Goal> Every line that contains the word "chart" should be copied.

Data>
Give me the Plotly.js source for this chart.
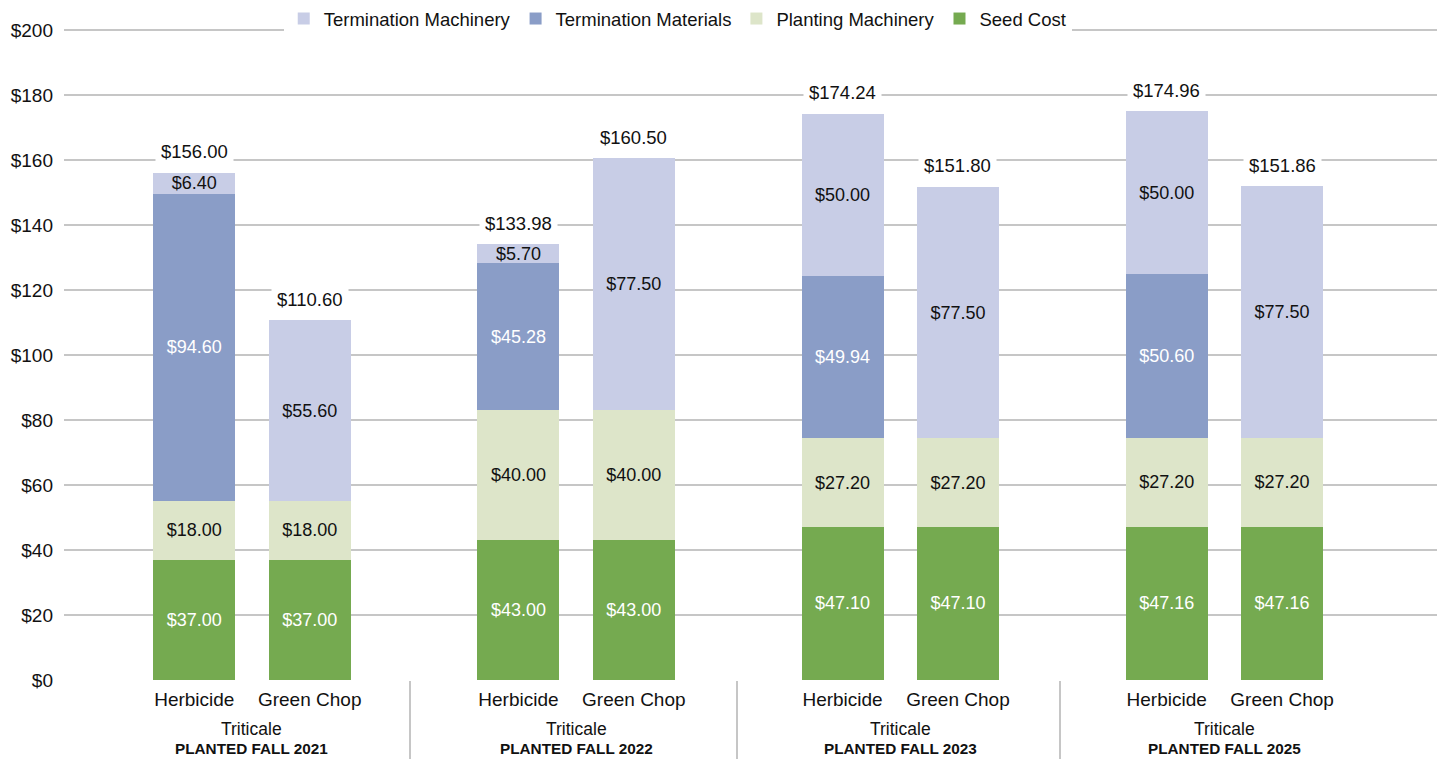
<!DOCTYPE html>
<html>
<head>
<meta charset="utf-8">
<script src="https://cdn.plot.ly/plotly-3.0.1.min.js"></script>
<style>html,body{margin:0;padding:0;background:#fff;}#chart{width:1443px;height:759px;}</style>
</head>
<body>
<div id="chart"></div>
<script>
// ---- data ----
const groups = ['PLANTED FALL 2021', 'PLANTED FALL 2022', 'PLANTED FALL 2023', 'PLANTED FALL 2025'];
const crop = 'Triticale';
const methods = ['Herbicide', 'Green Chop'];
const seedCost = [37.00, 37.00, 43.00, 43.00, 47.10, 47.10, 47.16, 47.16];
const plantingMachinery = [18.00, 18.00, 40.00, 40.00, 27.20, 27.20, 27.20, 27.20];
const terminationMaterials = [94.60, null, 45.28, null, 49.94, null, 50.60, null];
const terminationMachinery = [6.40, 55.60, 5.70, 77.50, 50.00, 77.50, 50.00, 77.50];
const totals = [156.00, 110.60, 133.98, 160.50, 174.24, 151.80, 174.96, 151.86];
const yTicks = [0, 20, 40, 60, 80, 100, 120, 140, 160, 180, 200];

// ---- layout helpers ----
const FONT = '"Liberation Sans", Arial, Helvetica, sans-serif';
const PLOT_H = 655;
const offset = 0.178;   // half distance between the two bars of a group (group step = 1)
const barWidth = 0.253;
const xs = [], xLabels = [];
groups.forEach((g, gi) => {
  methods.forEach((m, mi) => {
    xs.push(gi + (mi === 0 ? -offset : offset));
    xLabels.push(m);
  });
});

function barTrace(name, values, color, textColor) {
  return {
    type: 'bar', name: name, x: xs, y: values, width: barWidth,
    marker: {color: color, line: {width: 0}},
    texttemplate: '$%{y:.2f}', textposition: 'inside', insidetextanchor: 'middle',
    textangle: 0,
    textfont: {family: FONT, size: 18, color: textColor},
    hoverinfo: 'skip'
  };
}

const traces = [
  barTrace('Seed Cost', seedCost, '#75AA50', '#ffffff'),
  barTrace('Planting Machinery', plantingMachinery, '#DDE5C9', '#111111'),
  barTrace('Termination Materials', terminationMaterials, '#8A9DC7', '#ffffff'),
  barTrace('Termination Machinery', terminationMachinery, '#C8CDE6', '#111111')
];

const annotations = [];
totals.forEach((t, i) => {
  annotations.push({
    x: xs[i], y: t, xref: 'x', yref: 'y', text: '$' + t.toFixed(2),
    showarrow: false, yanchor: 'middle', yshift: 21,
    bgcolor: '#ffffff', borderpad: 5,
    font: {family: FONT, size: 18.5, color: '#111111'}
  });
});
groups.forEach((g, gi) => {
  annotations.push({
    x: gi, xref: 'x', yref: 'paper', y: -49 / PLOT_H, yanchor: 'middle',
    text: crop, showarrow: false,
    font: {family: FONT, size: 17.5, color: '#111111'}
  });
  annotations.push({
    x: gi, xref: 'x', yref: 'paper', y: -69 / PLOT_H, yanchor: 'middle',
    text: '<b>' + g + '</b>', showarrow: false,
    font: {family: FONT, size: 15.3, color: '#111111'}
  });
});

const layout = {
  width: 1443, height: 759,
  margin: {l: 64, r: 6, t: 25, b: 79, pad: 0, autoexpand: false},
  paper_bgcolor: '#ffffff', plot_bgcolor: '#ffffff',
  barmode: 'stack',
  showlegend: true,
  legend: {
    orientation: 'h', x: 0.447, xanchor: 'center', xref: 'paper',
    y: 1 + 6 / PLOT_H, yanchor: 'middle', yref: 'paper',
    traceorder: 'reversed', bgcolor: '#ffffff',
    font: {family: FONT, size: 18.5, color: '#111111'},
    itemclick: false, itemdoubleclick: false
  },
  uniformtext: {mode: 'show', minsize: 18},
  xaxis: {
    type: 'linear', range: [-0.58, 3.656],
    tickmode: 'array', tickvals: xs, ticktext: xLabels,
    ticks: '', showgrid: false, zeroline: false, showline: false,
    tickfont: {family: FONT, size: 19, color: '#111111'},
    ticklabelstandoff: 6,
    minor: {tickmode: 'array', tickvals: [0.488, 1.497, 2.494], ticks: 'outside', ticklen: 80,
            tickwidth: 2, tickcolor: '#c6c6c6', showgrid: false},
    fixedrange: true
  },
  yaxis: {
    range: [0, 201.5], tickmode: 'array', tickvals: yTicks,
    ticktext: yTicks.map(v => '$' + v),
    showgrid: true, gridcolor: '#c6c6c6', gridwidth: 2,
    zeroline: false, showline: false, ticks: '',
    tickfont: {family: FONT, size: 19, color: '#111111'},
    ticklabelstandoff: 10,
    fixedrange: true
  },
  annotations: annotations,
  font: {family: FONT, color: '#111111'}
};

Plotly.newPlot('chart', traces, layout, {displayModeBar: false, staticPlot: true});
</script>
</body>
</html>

The result>
Give me the Plotly.js source for this chart.
<style>html,body{margin:0;padding:0;background:#fff;}#chart{width:1443px;height:759px;}</style>
<div id="chart"></div>
Plotly.newPlot('chart', traces, layout, {displayModeBar: false, staticPlot: true});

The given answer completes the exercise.